Since in 2008, the CSU lost its absolute majority in Bavaria and formed a coalition with the FDP, the grand coalition has no majority in the Bundesrat and depends on FDP votes on important issues. In November 2008, the SPD re-elected Franz Müntefering as its chairman and made Frank-Walter Steinmeier its leading candidate for the federal election in September 2009.

As a result of the that federal election, the grand coalition came to an end. The SPD suffered the heaviest losses in its history and was unable to form a coalition government. Consequently, the SPD's status as a Volkspartei has come into question (a Volkspartei is a party in the German system that has traditionally drawn votes from a broad group of supporters and claims to represent the interests of all German citizens, as opposed to special interest parties that focus most of their energy around a single issue, such as the Pirate Party or the RRP). Many political commentators speculated in televised interviews on election night that Müntefering will most likely resign as party leader, and that Steinmeier will eventually also step down from the ranks of the party's leadership sometime thereafter. Many voters who had traditionally been supporters of the SPD split their votes in the 2009 election between the FDP, the Left Party or the CDU, as the SPD had lost much of its former vitality and direction as a result of its secondary role in the grand coalition and its subsequently weak campaign efforts against the CDU before the 2009 election.
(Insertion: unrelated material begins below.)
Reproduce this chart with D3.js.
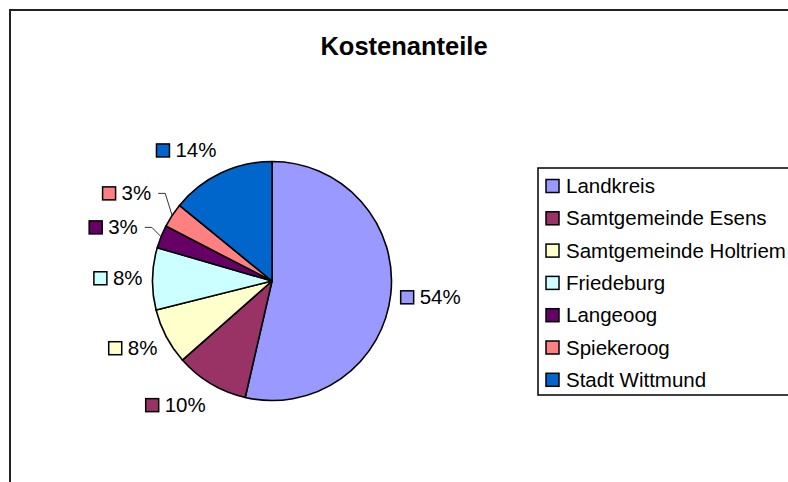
<!DOCTYPE html>
<html>
<head>
<meta charset="utf-8">
<script src="https://cdn.jsdelivr.net/npm/d3@7"></script>
<style>
	html, body { margin: 0; padding: 0; background: #fff; }
	svg { display: block; }
	text { font-family: "Liberation Sans", Arial, sans-serif; fill: #000; }
</style>
</head>
<body>
<svg id="chart" width="788" height="482"></svg>
<script>
(function(){

// data (labels show rounded percentages)
var categories = ["Landkreis", "Samtgemeinde Esens", "Samtgemeinde Holtriem", "Friedeburg", "Langeoog", "Spiekeroog", "Stadt Wittmund"];
var shares = [53.6, 9.9, 7.6, 8.4, 3.1, 3.3, 14.1];
var palette = ["#9999ff", "#993366", "#ffffcc", "#ccffff", "#660066", "#ff8080", "#0066cc"];
var title = "Kostenanteile";

var WIDTH = 788, HEIGHT = 482;
var CX = 272, CY = 281, RADIUS = 119.5;

var FONT_SIZE = 20.5;
var KEY_SIZE = 13;
var KEY_PAD = 6;
var LABEL_LIFT = 15;        // extra push of the label away from the rim, vertically
var LABEL_GAP = 10;         // label distance from the rim
var SMALL_SLICE = 0.05;      // below this share the label gets pushed out with a leader
var SMALL_EXTRA = 15;
var MIN_LABEL_SPACING = 34;

var svg = d3.select("#chart");

// chart frame (runs off the right and bottom edge like the original)
svg.append("rect")
	.attr("x", 10).attr("y", 10)
	.attr("width", WIDTH + 20).attr("height", HEIGHT + 20)
	.attr("fill", "#fff")
	.attr("stroke", "#222")
	.attr("stroke-width", 2);

svg.append("text")
	.attr("x", 404).attr("y", 55)
	.attr("text-anchor", "middle")
	.attr("font-size", "25.5px")
	.attr("font-weight", "bold")
	.text(title);

var color = d3.scaleOrdinal().domain(categories).range(palette);
var total = d3.sum(shares);

var pie = d3.pie().sort(null).value(function(d) { return d.value; });
var arcs = pie(categories.map(function(c, i) { return { name: c, value: shares[i] }; }));
var arc = d3.arc().innerRadius(0).outerRadius(RADIUS);

var pieG = svg.append("g").attr("transform", "translate(" + CX + "," + CY + ")");

pieG.selectAll("path.slice")
	.data(arcs)
	.enter().append("path")
	.attr("class", "slice")
	.attr("d", arc)
	.attr("fill", function(d) { return color(d.data.name); })
	.attr("stroke", "#000")
	.attr("stroke-width", 1.6)
	.attr("stroke-linejoin", "round");

// labels: legend key + percentage, placed outside at the mid angle
var labelG = pieG.append("g");
var labels = [];

arcs.forEach(function(d) {
	var g = labelG.append("g");
	var txt = g.append("text")
		.attr("font-size", FONT_SIZE + "px")
		.text(Math.round(d.data.value / total * 100) + "%");
	var textW = txt.node().getComputedTextLength();
	var w = KEY_SIZE + KEY_PAD + textW;

	var a = (d.startAngle + d.endAngle) / 2;
	var s = Math.sin(a), c = -Math.cos(a);
	var small = (d.endAngle - d.startAngle) / (2 * Math.PI) < SMALL_SLICE;
	var r = RADIUS + LABEL_GAP + (small ? SMALL_EXTRA : 0);

	var cx = r * s + (s >= 0 ? w / 2 : -w / 2);
	var cy = r * c + (small ? 0 : c * LABEL_LIFT);

	labels.push({ g: g, txt: txt, d: d, w: w, cx: cx, cy: cy, s: s, c: c, small: small });
});

// push overlapping labels on the left side upwards
var left = labels.filter(function(l) { return l.s < 0; })
	.sort(function(l1, l2) { return l2.cy - l1.cy; });
for(var i = 1; i < left.length; i++) {
	if(left[i - 1].cy - left[i].cy < MIN_LABEL_SPACING) {
		left[i].cy = left[i - 1].cy - MIN_LABEL_SPACING;
	}
}

labels.forEach(function(l) {
	var x0 = l.cx - l.w / 2;
	l.g.insert("rect", "text")
		.attr("x", x0).attr("y", l.cy - KEY_SIZE / 2)
		.attr("width", KEY_SIZE).attr("height", KEY_SIZE)
		.attr("fill", color(l.d.data.name))
		.attr("stroke", "#000")
		.attr("stroke-width", 1.5);
	l.txt.attr("x", x0 + KEY_SIZE + KEY_PAD).attr("y", l.cy + 7);

	if(l.small) {
		var right = l.cx + l.w / 2 + 7;
		var path = "M" + right + " " + l.cy + "L" + (right + 7) + " " + l.cy +
			"L" + (RADIUS * l.s) + " " + (RADIUS * l.c);
		labelG.append("path")
			.attr("d", path)
			.attr("fill", "none")
			.attr("stroke", "#333")
			.attr("stroke-width", 1);
	}
});

// legend
var LEGEND_X = 538, LEGEND_Y = 168, LEGEND_H = 227;
var ROW_FIRST = 193, ROW_STEP = 32.3;

svg.append("rect")
	.attr("x", LEGEND_X).attr("y", LEGEND_Y)
	.attr("width", 300).attr("height", LEGEND_H)
	.attr("fill", "#fff")
	.attr("stroke", "#000")
	.attr("stroke-width", 1.5);

var rows = svg.selectAll("g.legend-row")
	.data(categories)
	.enter().append("g")
	.attr("class", "legend-row")
	.attr("transform", function(d, i) { return "translate(0," + (ROW_FIRST + i * ROW_STEP) + ")"; });

rows.append("rect")
	.attr("x", 546).attr("y", -7 - KEY_SIZE / 2)
	.attr("width", KEY_SIZE).attr("height", KEY_SIZE)
	.attr("fill", function(d) { return color(d); })
	.attr("stroke", "#000")
	.attr("stroke-width", 1.5);

rows.append("text")
	.attr("x", 566).attr("y", 0)
	.attr("font-size", FONT_SIZE + "px")
	.text(function(d) { return d; });

})();
</script>
</body>
</html>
The smaller parties thus have more seats in the German Bundestag than ever before, for example the liberal party FDP won 14,6% of votes and had one of its best election results ever. The existential crisis within the SPD will likely continue as the party struggles to unify its base and refine its ideology and platform. Foremost among its concerns will likely be a redefinition of its relationship to the Left Party (which profited greatly in the election from voters who had traditionally supported the more left-wing elements of the SPD), which the SPD had refused to govern with prior to the election for a number of reasons.